=== CHALLENGE ===
Transcribe the listing verbatim. Do not carry over any pictures.

=== INFORMATION SUPPLIED ===
= = = =

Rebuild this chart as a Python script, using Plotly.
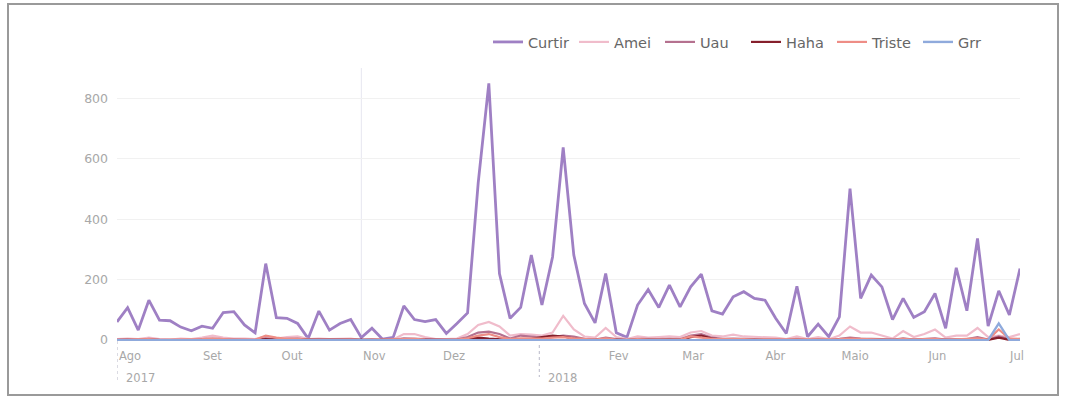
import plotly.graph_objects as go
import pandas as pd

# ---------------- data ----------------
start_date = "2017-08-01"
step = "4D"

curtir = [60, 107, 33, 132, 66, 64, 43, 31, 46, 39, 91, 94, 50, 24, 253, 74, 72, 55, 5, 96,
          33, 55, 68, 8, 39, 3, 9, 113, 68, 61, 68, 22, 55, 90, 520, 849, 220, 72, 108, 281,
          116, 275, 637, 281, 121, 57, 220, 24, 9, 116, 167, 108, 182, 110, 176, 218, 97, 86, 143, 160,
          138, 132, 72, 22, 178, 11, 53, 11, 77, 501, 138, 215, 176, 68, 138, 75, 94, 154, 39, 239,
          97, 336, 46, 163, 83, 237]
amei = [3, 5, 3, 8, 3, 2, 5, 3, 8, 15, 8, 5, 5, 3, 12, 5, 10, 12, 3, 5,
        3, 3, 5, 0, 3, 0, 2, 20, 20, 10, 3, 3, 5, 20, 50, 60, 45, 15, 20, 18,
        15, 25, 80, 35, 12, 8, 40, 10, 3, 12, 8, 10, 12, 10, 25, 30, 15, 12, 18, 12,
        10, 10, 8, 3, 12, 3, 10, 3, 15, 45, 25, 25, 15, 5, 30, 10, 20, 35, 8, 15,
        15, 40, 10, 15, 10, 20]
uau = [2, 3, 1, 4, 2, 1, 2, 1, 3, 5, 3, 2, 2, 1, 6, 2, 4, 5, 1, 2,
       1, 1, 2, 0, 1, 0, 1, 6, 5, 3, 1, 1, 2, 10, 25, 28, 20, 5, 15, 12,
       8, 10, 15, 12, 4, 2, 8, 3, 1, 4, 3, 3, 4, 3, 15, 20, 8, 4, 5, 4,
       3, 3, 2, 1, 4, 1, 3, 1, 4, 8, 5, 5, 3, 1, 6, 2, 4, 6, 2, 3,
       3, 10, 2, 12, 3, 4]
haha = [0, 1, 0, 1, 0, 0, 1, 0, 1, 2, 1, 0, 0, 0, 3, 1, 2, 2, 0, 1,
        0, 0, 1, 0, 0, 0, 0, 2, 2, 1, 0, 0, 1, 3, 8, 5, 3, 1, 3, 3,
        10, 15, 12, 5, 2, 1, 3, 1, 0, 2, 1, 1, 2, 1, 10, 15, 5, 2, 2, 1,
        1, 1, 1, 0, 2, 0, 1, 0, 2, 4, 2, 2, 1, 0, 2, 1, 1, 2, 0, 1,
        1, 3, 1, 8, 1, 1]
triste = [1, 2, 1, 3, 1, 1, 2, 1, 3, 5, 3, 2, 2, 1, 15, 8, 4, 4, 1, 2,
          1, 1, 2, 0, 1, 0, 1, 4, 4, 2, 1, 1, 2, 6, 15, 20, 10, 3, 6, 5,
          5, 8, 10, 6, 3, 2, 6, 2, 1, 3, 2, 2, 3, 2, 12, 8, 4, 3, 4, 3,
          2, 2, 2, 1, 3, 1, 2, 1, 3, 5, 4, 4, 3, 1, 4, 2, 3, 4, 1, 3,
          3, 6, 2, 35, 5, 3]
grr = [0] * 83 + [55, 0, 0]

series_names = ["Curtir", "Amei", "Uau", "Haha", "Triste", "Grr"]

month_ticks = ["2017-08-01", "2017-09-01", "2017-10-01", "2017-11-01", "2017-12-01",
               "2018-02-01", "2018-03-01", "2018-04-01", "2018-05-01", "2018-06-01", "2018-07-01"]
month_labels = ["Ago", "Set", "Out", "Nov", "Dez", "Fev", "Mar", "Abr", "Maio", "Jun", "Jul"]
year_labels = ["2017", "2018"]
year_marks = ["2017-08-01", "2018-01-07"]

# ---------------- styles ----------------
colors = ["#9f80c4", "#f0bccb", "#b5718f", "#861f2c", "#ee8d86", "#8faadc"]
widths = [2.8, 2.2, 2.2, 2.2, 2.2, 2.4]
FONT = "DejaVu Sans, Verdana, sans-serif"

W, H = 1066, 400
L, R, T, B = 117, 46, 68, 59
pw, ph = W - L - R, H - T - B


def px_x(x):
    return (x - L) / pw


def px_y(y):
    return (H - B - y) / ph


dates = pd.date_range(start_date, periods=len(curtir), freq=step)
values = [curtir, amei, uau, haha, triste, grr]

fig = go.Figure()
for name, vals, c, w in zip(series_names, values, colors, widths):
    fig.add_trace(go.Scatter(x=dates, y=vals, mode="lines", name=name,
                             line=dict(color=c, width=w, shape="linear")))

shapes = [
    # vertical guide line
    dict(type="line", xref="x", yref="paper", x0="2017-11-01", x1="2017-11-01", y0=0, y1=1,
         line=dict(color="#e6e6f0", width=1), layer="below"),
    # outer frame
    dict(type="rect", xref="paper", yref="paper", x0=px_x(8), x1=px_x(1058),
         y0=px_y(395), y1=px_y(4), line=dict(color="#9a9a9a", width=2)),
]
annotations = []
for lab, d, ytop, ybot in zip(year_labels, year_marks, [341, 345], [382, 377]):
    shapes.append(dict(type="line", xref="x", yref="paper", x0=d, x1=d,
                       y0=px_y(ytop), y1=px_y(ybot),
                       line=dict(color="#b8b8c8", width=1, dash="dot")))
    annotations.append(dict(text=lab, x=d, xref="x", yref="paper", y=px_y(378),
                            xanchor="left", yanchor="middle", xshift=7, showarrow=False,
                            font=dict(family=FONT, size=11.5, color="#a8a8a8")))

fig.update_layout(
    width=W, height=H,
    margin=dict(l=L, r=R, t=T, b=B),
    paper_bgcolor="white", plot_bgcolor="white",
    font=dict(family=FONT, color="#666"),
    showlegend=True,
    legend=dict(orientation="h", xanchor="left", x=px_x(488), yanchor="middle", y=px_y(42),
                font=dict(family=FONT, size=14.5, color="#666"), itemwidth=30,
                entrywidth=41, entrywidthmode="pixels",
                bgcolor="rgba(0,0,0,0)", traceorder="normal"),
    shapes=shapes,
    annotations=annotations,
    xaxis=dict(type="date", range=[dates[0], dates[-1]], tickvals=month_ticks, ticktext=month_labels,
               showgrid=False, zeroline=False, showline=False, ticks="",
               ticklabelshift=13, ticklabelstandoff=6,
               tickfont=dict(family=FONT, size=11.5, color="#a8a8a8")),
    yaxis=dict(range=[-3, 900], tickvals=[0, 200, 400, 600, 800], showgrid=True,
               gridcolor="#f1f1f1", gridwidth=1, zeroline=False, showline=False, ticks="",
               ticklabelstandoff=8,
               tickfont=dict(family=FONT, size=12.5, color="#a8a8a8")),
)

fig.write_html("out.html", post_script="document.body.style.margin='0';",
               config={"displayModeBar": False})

= = = =

=== THE RESPONSE ===
Rebuild this chart as a Python script, using Plotly.
import plotly.graph_objects as go
import pandas as pd

# ---------------- data ----------------
start_date = "2017-08-01"
step = "4D"

curtir = [60, 107, 33, 132, 66, 64, 43, 31, 46, 39, 91, 94, 50, 24, 253, 74, 72, 55, 5, 96,
          33, 55, 68, 8, 39, 3, 9, 113, 68, 61, 68, 22, 55, 90, 520, 849, 220, 72, 108, 281,
          116, 275, 637, 281, 121, 57, 220, 24, 9, 116, 167, 108, 182, 110, 176, 218, 97, 86, 143, 160,
          138, 132, 72, 22, 178, 11, 53, 11, 77, 501, 138, 215, 176, 68, 138, 75, 94, 154, 39, 239,
          97, 336, 46, 163, 83, 237]
amei = [3, 5, 3, 8, 3, 2, 5, 3, 8, 15, 8, 5, 5, 3, 12, 5, 10, 12, 3, 5,
        3, 3, 5, 0, 3, 0, 2, 20, 20, 10, 3, 3, 5, 20, 50, 60, 45, 15, 20, 18,
        15, 25, 80, 35, 12, 8, 40, 10, 3, 12, 8, 10, 12, 10, 25, 30, 15, 12, 18, 12,
        10, 10, 8, 3, 12, 3, 10, 3, 15, 45, 25, 25, 15, 5, 30, 10, 20, 35, 8, 15,
        15, 40, 10, 15, 10, 20]
uau = [2, 3, 1, 4, 2, 1, 2, 1, 3, 5, 3, 2, 2, 1, 6, 2, 4, 5, 1, 2,
       1, 1, 2, 0, 1, 0, 1, 6, 5, 3, 1, 1, 2, 10, 25, 28, 20, 5, 15, 12,
       8, 10, 15, 12, 4, 2, 8, 3, 1, 4, 3, 3, 4, 3, 15, 20, 8, 4, 5, 4,
       3, 3, 2, 1, 4, 1, 3, 1, 4, 8, 5, 5, 3, 1, 6, 2, 4, 6, 2, 3,
       3, 10, 2, 12, 3, 4]
haha = [0, 1, 0, 1, 0, 0, 1, 0, 1, 2, 1, 0, 0, 0, 3, 1, 2, 2, 0, 1,
        0, 0, 1, 0, 0, 0, 0, 2, 2, 1, 0, 0, 1, 3, 8, 5, 3, 1, 3, 3,
        10, 15, 12, 5, 2, 1, 3, 1, 0, 2, 1, 1, 2, 1, 10, 15, 5, 2, 2, 1,
        1, 1, 1, 0, 2, 0, 1, 0, 2, 4, 2, 2, 1, 0, 2, 1, 1, 2, 0, 1,
        1, 3, 1, 8, 1, 1]
triste = [1, 2, 1, 3, 1, 1, 2, 1, 3, 5, 3, 2, 2, 1, 15, 8, 4, 4, 1, 2,
          1, 1, 2, 0, 1, 0, 1, 4, 4, 2, 1, 1, 2, 6, 15, 20, 10, 3, 6, 5,
          5, 8, 10, 6, 3, 2, 6, 2, 1, 3, 2, 2, 3, 2, 12, 8, 4, 3, 4, 3,
          2, 2, 2, 1, 3, 1, 2, 1, 3, 5, 4, 4, 3, 1, 4, 2, 3, 4, 1, 3,
          3, 6, 2, 35, 5, 3]
grr = [0] * 83 + [55, 0, 0]

series_names = ["Curtir", "Amei", "Uau", "Haha", "Triste", "Grr"]

month_ticks = ["2017-08-01", "2017-09-01", "2017-10-01", "2017-11-01", "2017-12-01",
               "2018-02-01", "2018-03-01", "2018-04-01", "2018-05-01", "2018-06-01", "2018-07-01"]
month_labels = ["Ago", "Set", "Out", "Nov", "Dez", "Fev", "Mar", "Abr", "Maio", "Jun", "Jul"]
year_labels = ["2017", "2018"]
year_marks = ["2017-08-01", "2018-01-07"]

# ---------------- styles ----------------
colors = ["#9f80c4", "#f0bccb", "#b5718f", "#861f2c", "#ee8d86", "#8faadc"]
widths = [2.8, 2.2, 2.2, 2.2, 2.2, 2.4]
FONT = "DejaVu Sans, Verdana, sans-serif"

W, H = 1066, 400
L, R, T, B = 117, 46, 68, 59
pw, ph = W - L - R, H - T - B


def px_x(x):
    return (x - L) / pw


def px_y(y):
    return (H - B - y) / ph


dates = pd.date_range(start_date, periods=len(curtir), freq=step)
values = [curtir, amei, uau, haha, triste, grr]

fig = go.Figure()
for name, vals, c, w in zip(series_names, values, colors, widths):
    fig.add_trace(go.Scatter(x=dates, y=vals, mode="lines", name=name,
                             line=dict(color=c, width=w, shape="linear")))

shapes = [
    # vertical guide line
    dict(type="line", xref="x", yref="paper", x0="2017-11-01", x1="2017-11-01", y0=0, y1=1,
         line=dict(color="#e6e6f0", width=1), layer="below"),
    # outer frame
    dict(type="rect", xref="paper", yref="paper", x0=px_x(8), x1=px_x(1058),
         y0=px_y(395), y1=px_y(4), line=dict(color="#9a9a9a", width=2)),
]
annotations = []
for lab, d, ytop, ybot in zip(year_labels, year_marks, [341, 345], [382, 377]):
    shapes.append(dict(type="line", xref="x", yref="paper", x0=d, x1=d,
                       y0=px_y(ytop), y1=px_y(ybot),
                       line=dict(color="#b8b8c8", width=1, dash="dot")))
    annotations.append(dict(text=lab, x=d, xref="x", yref="paper", y=px_y(378),
                            xanchor="left", yanchor="middle", xshift=7, showarrow=False,
                            font=dict(family=FONT, size=11.5, color="#a8a8a8")))

fig.update_layout(
    width=W, height=H,
    margin=dict(l=L, r=R, t=T, b=B),
    paper_bgcolor="white", plot_bgcolor="white",
    font=dict(family=FONT, color="#666"),
    showlegend=True,
    legend=dict(orientation="h", xanchor="left", x=px_x(488), yanchor="middle", y=px_y(42),
                font=dict(family=FONT, size=14.5, color="#666"), itemwidth=30,
                entrywidth=41, entrywidthmode="pixels",
                bgcolor="rgba(0,0,0,0)", traceorder="normal"),
    shapes=shapes,
    annotations=annotations,
    xaxis=dict(type="date", range=[dates[0], dates[-1]], tickvals=month_ticks, ticktext=month_labels,
               showgrid=False, zeroline=False, showline=False, ticks="",
               ticklabelshift=13, ticklabelstandoff=6,
               tickfont=dict(family=FONT, size=11.5, color="#a8a8a8")),
    yaxis=dict(range=[-3, 900], tickvals=[0, 200, 400, 600, 800], showgrid=True,
               gridcolor="#f1f1f1", gridwidth=1, zeroline=False, showline=False, ticks="",
               ticklabelstandoff=8,
               tickfont=dict(family=FONT, size=12.5, color="#a8a8a8")),
)

fig.write_html("out.html", post_script="document.body.style.margin='0';",
               config={"displayModeBar": False})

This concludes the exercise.